__Directive__
Quote verbatim the span of lines that begins the listing below and closes with the line containing "(tk3) at (1162,-598)".
---------- Data provided
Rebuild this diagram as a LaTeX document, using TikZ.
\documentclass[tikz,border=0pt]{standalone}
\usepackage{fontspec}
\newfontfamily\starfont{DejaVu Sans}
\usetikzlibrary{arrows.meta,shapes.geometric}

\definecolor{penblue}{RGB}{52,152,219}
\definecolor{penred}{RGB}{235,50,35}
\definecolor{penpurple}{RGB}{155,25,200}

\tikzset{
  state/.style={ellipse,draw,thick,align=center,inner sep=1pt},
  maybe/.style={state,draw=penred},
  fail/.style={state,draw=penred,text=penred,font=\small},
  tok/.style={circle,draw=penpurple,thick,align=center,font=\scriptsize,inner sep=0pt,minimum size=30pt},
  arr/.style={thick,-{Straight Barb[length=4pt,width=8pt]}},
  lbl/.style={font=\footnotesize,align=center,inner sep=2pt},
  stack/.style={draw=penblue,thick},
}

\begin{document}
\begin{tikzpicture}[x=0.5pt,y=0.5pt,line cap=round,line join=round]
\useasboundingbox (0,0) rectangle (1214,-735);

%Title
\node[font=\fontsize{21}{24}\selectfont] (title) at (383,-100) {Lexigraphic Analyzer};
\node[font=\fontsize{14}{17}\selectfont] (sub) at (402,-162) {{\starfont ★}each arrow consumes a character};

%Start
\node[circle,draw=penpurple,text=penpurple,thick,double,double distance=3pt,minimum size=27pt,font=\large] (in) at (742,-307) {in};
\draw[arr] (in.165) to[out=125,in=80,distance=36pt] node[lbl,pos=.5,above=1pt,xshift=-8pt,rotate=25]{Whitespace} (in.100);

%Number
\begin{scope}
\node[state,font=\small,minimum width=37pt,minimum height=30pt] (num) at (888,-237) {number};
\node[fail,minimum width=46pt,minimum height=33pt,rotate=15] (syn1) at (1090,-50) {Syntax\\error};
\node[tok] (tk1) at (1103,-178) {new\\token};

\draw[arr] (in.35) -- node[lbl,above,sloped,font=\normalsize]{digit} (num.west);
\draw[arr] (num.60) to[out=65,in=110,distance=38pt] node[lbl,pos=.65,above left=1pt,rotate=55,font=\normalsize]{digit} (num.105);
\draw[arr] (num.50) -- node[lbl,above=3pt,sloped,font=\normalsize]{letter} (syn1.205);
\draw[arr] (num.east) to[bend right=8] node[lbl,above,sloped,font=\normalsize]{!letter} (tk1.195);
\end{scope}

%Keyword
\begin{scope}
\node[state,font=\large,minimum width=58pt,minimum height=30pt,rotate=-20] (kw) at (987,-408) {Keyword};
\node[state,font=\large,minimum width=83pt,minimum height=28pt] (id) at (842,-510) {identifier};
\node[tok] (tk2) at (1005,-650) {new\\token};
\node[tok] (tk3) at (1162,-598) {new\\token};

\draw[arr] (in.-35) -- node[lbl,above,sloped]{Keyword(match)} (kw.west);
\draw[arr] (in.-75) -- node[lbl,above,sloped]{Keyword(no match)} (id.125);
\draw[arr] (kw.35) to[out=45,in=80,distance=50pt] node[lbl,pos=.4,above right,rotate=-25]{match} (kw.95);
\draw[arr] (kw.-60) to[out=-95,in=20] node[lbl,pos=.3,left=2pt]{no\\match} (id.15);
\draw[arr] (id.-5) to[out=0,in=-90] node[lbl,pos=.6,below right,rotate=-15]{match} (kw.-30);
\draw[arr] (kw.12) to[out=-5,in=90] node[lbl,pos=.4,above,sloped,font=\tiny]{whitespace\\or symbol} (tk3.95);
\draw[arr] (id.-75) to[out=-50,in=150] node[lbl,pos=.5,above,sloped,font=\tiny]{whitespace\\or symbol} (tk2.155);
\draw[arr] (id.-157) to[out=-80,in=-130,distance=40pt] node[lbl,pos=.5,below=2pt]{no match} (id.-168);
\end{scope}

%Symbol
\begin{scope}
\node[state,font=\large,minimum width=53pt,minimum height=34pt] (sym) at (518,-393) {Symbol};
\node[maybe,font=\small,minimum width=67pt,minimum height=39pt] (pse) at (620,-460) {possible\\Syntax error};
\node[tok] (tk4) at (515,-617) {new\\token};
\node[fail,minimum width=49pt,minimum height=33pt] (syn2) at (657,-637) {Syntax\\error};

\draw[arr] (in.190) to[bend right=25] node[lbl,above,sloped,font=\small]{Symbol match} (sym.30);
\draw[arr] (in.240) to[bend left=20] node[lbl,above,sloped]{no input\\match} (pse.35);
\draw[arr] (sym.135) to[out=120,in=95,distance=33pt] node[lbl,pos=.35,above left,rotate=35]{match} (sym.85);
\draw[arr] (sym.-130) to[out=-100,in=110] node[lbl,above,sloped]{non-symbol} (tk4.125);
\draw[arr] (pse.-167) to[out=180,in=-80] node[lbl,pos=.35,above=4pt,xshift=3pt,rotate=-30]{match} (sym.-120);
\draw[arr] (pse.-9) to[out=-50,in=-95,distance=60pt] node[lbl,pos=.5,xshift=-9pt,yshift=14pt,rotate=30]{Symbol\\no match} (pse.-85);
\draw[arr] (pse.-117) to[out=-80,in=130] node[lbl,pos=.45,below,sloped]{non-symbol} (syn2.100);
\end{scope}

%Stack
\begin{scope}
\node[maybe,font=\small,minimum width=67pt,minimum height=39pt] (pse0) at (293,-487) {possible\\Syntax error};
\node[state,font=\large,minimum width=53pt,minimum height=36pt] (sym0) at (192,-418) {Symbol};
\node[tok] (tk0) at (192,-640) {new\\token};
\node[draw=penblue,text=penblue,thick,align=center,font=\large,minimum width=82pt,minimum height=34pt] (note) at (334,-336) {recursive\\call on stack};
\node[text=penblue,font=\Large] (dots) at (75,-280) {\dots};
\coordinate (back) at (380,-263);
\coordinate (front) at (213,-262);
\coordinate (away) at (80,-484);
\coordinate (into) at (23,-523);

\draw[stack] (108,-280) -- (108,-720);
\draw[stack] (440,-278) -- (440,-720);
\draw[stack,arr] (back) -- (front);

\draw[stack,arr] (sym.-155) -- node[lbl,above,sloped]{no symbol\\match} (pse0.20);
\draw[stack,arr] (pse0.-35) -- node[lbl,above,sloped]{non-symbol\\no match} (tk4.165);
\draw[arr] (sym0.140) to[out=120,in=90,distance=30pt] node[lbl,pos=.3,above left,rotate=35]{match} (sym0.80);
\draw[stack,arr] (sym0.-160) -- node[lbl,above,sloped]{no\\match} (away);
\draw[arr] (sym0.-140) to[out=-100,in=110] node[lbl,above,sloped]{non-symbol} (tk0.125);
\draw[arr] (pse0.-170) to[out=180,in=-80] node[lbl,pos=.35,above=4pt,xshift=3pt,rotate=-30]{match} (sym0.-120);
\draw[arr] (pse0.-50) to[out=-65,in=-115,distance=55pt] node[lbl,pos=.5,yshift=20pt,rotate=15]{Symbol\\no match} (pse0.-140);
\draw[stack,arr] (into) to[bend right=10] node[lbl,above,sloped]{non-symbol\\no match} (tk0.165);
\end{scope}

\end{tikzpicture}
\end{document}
--------------------
__The result__
Rebuild this diagram as a LaTeX document, using TikZ.
\documentclass[tikz,border=0pt]{standalone}
\usepackage{fontspec}
\newfontfamily\starfont{DejaVu Sans}
\usetikzlibrary{arrows.meta,shapes.geometric}

\definecolor{penblue}{RGB}{52,152,219}
\definecolor{penred}{RGB}{235,50,35}
\definecolor{penpurple}{RGB}{155,25,200}

\tikzset{
  state/.style={ellipse,draw,thick,align=center,inner sep=1pt},
  maybe/.style={state,draw=penred},
  fail/.style={state,draw=penred,text=penred,font=\small},
  tok/.style={circle,draw=penpurple,thick,align=center,font=\scriptsize,inner sep=0pt,minimum size=30pt},
  arr/.style={thick,-{Straight Barb[length=4pt,width=8pt]}},
  lbl/.style={font=\footnotesize,align=center,inner sep=2pt},
  stack/.style={draw=penblue,thick},
}

\begin{document}
\begin{tikzpicture}[x=0.5pt,y=0.5pt,line cap=round,line join=round]
\useasboundingbox (0,0) rectangle (1214,-735);

%Title
\node[font=\fontsize{21}{24}\selectfont] (title) at (383,-100) {Lexigraphic Analyzer};
\node[font=\fontsize{14}{17}\selectfont] (sub) at (402,-162) {{\starfont ★}each arrow consumes a character};

%Start
\node[circle,draw=penpurple,text=penpurple,thick,double,double distance=3pt,minimum size=27pt,font=\large] (in) at (742,-307) {in};
\draw[arr] (in.165) to[out=125,in=80,distance=36pt] node[lbl,pos=.5,above=1pt,xshift=-8pt,rotate=25]{Whitespace} (in.100);

%Number
\begin{scope}
\node[state,font=\small,minimum width=37pt,minimum height=30pt] (num) at (888,-237) {number};
\node[fail,minimum width=46pt,minimum height=33pt,rotate=15] (syn1) at (1090,-50) {Syntax\\error};
\node[tok] (tk1) at (1103,-178) {new\\token};

\draw[arr] (in.35) -- node[lbl,above,sloped,font=\normalsize]{digit} (num.west);
\draw[arr] (num.60) to[out=65,in=110,distance=38pt] node[lbl,pos=.65,above left=1pt,rotate=55,font=\normalsize]{digit} (num.105);
\draw[arr] (num.50) -- node[lbl,above=3pt,sloped,font=\normalsize]{letter} (syn1.205);
\draw[arr] (num.east) to[bend right=8] node[lbl,above,sloped,font=\normalsize]{!letter} (tk1.195);
\end{scope}

%Keyword
\begin{scope}
\node[state,font=\large,minimum width=58pt,minimum height=30pt,rotate=-20] (kw) at (987,-408) {Keyword};
\node[state,font=\large,minimum width=83pt,minimum height=28pt] (id) at (842,-510) {identifier};
\node[tok] (tk2) at (1005,-650) {new\\token};
\node[tok] (tk3) at (1162,-598) {new\\token};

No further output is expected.